OBJECTIVE: Identify each line holding the string "this" and copy it.

ENTRIES SHOWN:
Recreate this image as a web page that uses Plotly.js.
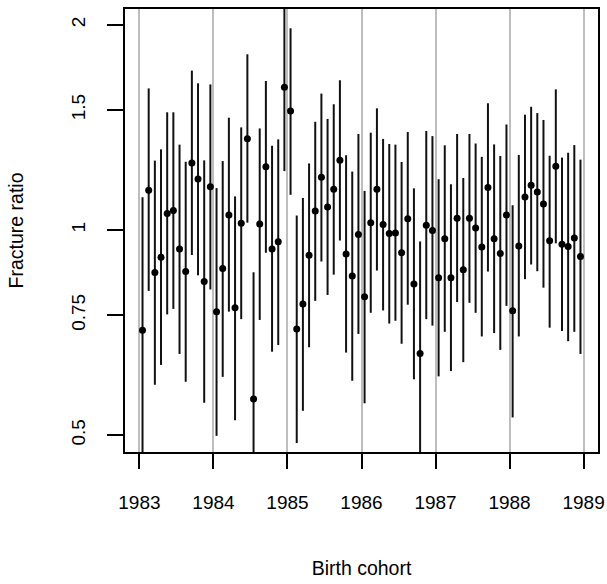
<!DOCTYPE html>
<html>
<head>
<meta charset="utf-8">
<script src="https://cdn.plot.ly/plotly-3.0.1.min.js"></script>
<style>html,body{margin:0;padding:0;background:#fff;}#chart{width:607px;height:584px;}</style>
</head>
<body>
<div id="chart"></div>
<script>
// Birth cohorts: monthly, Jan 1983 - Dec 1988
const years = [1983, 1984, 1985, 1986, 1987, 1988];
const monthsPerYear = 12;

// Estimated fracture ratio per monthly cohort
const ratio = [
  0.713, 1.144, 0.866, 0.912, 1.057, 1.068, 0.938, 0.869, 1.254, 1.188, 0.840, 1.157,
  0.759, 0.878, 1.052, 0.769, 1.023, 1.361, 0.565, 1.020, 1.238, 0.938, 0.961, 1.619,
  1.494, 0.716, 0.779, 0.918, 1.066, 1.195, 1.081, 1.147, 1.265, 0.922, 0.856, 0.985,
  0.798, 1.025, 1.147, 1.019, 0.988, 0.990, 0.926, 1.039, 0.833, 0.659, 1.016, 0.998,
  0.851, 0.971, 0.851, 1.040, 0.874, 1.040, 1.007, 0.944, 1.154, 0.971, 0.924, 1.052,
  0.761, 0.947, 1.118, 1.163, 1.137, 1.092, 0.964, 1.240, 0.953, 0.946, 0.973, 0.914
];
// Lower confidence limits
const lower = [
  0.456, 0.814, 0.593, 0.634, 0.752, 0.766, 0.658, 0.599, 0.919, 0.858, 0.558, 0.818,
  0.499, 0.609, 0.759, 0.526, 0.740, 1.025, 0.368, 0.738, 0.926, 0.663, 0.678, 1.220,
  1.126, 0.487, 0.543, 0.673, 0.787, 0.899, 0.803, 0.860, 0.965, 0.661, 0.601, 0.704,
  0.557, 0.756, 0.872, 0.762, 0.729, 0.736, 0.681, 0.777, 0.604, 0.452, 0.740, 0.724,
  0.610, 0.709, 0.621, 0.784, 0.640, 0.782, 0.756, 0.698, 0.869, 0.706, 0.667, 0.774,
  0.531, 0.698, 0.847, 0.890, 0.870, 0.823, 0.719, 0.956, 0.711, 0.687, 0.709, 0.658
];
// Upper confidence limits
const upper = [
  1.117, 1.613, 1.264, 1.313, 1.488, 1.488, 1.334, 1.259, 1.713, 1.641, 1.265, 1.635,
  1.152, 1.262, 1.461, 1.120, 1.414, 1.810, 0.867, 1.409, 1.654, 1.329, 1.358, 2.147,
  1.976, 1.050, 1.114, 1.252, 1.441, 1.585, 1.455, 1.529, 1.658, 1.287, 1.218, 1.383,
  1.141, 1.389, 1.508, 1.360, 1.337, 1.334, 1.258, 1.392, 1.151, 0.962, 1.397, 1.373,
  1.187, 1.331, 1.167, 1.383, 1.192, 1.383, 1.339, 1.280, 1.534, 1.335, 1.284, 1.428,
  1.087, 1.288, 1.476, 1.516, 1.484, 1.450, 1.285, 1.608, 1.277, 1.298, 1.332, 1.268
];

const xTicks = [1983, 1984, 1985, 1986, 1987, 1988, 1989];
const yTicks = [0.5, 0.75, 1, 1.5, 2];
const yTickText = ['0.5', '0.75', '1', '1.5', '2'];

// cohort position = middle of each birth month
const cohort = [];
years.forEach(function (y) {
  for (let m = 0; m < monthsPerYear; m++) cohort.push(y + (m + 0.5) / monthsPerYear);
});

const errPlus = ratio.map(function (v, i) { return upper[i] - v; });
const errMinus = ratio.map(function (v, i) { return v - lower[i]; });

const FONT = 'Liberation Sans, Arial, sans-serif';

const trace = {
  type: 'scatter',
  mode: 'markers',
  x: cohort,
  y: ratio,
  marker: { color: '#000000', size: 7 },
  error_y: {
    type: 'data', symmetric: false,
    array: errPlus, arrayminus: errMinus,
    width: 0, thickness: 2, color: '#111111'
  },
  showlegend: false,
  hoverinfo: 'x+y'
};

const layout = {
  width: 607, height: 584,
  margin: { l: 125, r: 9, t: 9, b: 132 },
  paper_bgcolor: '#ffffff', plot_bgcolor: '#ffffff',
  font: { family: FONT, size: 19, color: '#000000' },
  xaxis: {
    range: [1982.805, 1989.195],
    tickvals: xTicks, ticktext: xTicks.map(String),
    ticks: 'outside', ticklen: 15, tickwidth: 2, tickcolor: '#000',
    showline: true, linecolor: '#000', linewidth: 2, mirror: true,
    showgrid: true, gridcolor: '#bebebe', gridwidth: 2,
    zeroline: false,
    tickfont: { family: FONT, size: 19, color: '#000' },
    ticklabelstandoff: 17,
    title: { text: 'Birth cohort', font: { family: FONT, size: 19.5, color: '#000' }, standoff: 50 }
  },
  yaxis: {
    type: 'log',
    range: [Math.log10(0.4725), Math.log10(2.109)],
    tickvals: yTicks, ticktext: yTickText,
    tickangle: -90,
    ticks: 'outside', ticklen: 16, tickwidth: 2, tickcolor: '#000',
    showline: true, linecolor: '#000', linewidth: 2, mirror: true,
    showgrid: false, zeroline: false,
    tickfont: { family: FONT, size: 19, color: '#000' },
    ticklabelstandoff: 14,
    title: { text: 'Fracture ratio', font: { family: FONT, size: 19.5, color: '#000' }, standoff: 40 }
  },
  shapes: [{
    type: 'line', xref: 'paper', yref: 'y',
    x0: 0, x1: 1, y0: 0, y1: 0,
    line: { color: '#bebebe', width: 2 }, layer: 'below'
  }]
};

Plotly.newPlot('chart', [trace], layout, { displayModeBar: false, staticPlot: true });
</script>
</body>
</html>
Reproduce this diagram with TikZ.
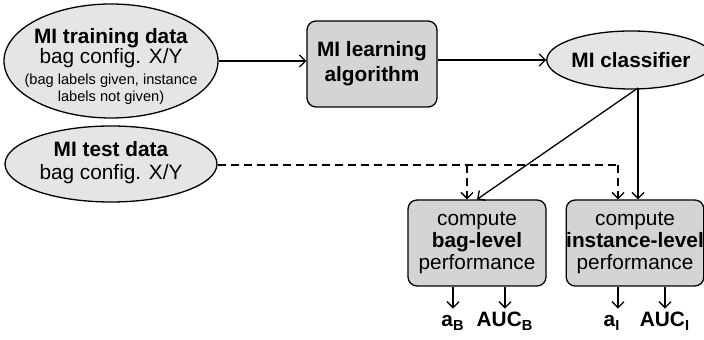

EXERCISE RESPONSE:
Recreate this image as a web page that uses Plotly.js.
Reproduce this diagram with TikZ.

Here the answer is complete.